<<<<

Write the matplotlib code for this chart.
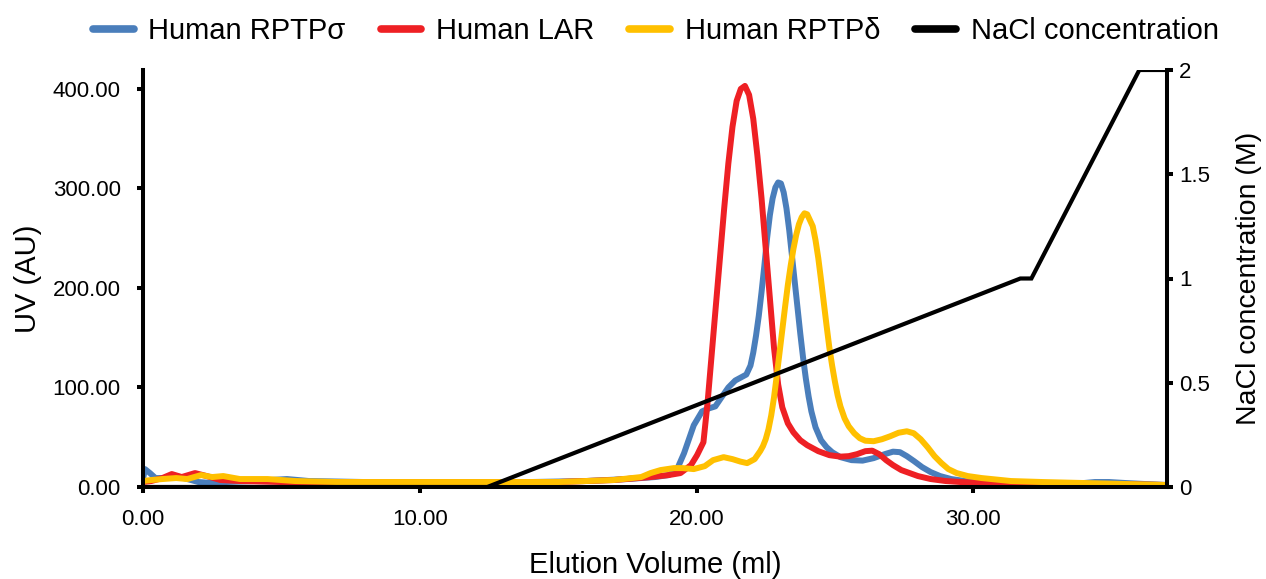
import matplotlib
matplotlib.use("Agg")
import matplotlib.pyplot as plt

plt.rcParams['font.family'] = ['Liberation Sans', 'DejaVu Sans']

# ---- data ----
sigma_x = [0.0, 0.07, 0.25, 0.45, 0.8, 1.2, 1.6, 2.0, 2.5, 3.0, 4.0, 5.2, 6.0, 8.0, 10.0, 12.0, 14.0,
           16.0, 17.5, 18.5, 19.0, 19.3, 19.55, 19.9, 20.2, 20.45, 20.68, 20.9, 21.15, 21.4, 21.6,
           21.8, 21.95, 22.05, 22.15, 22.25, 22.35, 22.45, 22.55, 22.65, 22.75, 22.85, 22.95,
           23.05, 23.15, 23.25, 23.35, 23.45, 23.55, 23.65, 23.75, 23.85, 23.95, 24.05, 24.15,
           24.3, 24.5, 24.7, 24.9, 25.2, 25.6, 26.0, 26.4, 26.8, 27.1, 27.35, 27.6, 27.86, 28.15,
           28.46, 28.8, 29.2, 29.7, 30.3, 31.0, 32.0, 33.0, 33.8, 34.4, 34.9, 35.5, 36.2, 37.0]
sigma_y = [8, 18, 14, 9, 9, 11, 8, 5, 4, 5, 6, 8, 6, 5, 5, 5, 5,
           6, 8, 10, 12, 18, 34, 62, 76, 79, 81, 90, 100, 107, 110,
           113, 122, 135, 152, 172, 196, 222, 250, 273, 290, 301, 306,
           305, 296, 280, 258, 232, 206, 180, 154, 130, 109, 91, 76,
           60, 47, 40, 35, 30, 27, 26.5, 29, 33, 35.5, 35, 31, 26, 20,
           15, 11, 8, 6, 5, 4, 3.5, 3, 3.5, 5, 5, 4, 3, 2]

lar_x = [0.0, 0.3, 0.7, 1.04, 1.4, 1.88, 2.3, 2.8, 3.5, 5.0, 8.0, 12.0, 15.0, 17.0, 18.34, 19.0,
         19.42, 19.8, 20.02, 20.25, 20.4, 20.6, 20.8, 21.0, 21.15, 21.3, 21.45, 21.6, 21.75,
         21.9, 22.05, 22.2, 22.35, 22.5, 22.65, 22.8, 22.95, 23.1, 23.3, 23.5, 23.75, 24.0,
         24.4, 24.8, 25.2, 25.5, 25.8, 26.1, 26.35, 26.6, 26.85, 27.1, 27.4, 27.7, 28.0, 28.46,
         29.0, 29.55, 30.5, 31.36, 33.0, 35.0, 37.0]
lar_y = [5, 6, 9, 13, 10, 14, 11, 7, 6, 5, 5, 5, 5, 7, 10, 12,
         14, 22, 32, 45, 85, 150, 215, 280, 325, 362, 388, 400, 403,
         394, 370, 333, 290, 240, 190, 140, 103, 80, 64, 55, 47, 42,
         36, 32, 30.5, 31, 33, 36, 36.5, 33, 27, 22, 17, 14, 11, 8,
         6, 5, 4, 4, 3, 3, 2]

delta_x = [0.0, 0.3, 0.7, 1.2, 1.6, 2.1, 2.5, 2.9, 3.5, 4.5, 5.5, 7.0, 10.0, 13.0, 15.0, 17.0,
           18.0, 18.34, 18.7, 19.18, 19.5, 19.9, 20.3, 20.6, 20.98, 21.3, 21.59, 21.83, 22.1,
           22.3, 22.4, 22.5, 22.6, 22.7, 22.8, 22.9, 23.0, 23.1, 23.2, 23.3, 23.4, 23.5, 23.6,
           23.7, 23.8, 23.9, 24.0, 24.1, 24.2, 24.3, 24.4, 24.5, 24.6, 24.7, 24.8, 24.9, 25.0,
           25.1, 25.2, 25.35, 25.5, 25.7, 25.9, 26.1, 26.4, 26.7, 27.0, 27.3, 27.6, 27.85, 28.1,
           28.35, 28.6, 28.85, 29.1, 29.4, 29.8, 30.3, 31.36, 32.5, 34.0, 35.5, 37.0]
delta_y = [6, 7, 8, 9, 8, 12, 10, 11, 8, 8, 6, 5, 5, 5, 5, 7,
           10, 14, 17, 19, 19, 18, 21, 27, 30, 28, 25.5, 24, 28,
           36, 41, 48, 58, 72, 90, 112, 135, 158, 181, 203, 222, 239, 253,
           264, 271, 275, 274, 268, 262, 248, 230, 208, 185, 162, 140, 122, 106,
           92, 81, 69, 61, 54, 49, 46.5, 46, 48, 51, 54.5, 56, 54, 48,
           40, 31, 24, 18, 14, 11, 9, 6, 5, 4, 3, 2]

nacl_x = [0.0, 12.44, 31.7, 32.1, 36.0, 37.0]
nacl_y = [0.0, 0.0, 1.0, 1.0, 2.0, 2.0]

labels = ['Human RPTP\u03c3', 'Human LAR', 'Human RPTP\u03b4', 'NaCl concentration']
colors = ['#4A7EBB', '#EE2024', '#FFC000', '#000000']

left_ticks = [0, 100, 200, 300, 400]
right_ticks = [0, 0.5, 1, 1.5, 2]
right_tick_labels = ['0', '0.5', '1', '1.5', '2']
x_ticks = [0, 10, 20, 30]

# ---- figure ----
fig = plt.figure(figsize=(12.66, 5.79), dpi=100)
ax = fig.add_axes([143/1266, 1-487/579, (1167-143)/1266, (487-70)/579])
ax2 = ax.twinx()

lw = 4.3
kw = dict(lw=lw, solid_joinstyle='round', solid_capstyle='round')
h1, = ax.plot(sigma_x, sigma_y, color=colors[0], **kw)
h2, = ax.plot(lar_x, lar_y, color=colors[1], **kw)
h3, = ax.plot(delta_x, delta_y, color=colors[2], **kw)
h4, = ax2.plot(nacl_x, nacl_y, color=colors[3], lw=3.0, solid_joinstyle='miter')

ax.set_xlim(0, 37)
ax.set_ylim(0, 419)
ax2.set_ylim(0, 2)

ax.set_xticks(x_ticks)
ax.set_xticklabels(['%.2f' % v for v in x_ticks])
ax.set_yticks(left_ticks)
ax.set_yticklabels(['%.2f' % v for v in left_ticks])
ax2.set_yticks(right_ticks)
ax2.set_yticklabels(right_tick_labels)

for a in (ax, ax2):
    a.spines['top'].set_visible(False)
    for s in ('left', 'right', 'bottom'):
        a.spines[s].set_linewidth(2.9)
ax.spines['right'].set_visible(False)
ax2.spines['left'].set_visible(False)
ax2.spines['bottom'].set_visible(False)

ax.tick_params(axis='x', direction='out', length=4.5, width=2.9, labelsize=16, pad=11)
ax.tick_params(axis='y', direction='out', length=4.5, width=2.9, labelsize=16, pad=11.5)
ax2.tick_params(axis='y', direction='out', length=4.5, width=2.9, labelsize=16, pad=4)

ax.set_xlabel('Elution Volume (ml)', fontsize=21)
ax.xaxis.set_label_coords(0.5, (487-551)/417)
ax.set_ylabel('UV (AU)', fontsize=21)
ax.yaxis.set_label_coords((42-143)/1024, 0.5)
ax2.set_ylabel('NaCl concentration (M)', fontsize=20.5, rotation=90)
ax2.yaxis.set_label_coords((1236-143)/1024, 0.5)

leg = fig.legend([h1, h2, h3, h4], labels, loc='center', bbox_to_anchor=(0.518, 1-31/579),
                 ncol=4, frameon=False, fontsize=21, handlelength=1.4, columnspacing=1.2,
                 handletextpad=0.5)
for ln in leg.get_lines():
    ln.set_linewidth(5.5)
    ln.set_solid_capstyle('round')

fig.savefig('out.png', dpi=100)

>>>>

In the material above, show every line where the word "matplotlib" turns up.

#### SOLUTION TO THIS TASK
Write the matplotlib code for this chart.
import matplotlib
matplotlib.use("Agg")
import matplotlib.pyplot as plt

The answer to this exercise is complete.